L'Angleterre, qui a accumulé les déceptions depuis son unique titre en 1966, a confié au sélectionneur italien Fabio Capello la mission de lui rendre la Coupe du monde dans un sport qu'elle considère comme sa propriété.

Quand il est arrivé en poste en décembre 2007, l'Italien a trouvé une sélection traumatisée par son absence de l'Euro-2008, prix d'une humiliation à Wembley contre la Croatie (2-3), et d'une gestion catastrophique par son prédécesseur Steve McClaren, «Steve McClown» pour ses compatriotes.

Avec les mêmes joueurs, Capello a refait de l'Angleterre une équipe qui compte: récompense de sa rigueur, de son sens de l'organisation et du dialogue. Jamais ses joueurs ne se sont aussi bien exprimés que sous sa direction: Wayne Rooney est plus efficace que jamais, le débat de savoir si Frank Lampard et Steve Gerrard peuvent jouer ensemble est clos.

«Wembley. 10 heures»

Respecté plus que craint, il est le seul patron de l'équipe, quand McClaren avait abandonné le pouvoir à ses troupes, impose des règles de ponctualité, de diététique et de comportement. Et il est capable d'autorité, voire de brutalité.

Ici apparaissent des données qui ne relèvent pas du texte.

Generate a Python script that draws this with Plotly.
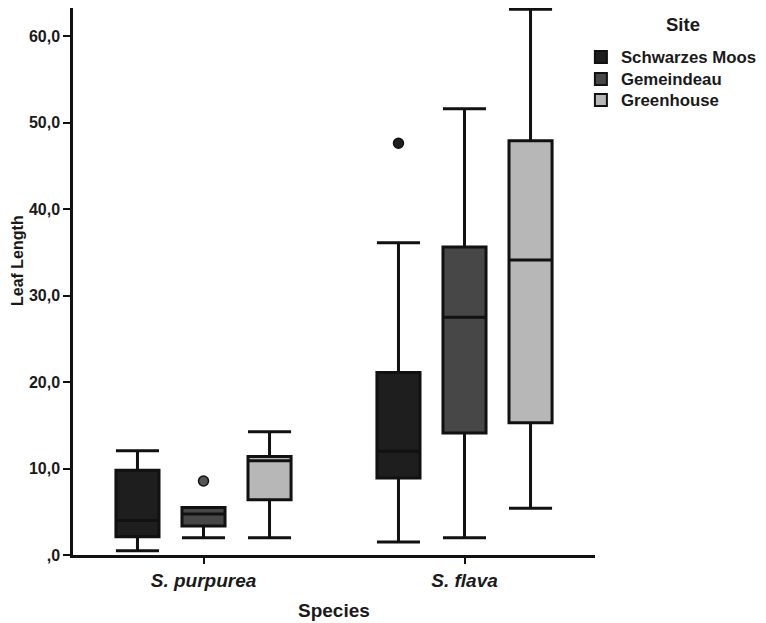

Quand son capitaine John Terry est pris en grippe par l'Angleterre après la révélation d'une liaison extra-conjugale avec la compagne d'un équipier, il le convoque. Le défenseur lui demande s'il doit aller le voir chez lui ou s'ils se rencontreront au restaurant.

«Wembley. 10 heures», rétorque par SMS Capello, avant de déchoir son joueur du capitanat après une réunion de moins de dix minutes. L'Italien reconnaîtra ne pas avoir ressenti l'indignation empreinte de puritanisme de l'Angleterre mais il aura démontré sa compréhension du pays et sa capacité à étouffer l'incendie qui menaçait de déstabiliser son équipe.

C'est le 10 septembre 2008 que l'Angleterre a décidé de croire en Capello. C'est aussi ce jour-là que Capello a commencé de croire en l'Angleterre. En début de qualifications, les Anglais vont prendre une revanche retentissante chez les Croates (4-1), devenant la première nation à s'imposer au stade Maksimir de Zagreb.

«Démon de 1966»

«J'essaie de prendre de la distance avec ce truc de +On n'a rien gagné depuis 44 ans+. A mon arrivée, on avait ce démon croate, coupable de l'élimination à l'Euro-2008. On s'en est débarrassé», raconte l'Italien. «Maintenant, j'espère que la même chose va advenir du démon de 1966. J'aime l'idée du +Ghostbusters+», le chasseur de fantômes.

Désormais, il ne cache plus son ambition, expliquant que tout autre résultat qu'une finale serait «un échec». «Mon équipe peut rivaliser avec n'importe qui», assure-t-il.

Malgré quelques incertitudes (forme de Rooney et de Rio Ferdinand, blessure de Gareth Barry, pas de grand gardien), Capello n'envisage pas une redite du fiasco de 2006 quand les Anglais, gonflés à bloc à leur arrivée en Allemagne, avaient failli: l'Italien a accepté de supprimer une clause de son contrat qui l'autorisait à quitter son poste après le Mondial.

A ceux qui oseraient lui rappeler que l'Angleterre est, par essence, une équipe qui ne gagne pas, il répond par un autre exemple de «serial losers»: «Gagner l'Euro-2008 a donné à l'Espagne la confiance en ses qualités qui lui permet d'être au sommet.»

Le sommet. Un endroit dont l'Angleterre ne s'est plus approché depuis 1966. Et dont elle considère les occupants successifs comme des usurpateurs. Elle compte sur un Italien pour l'y ramener.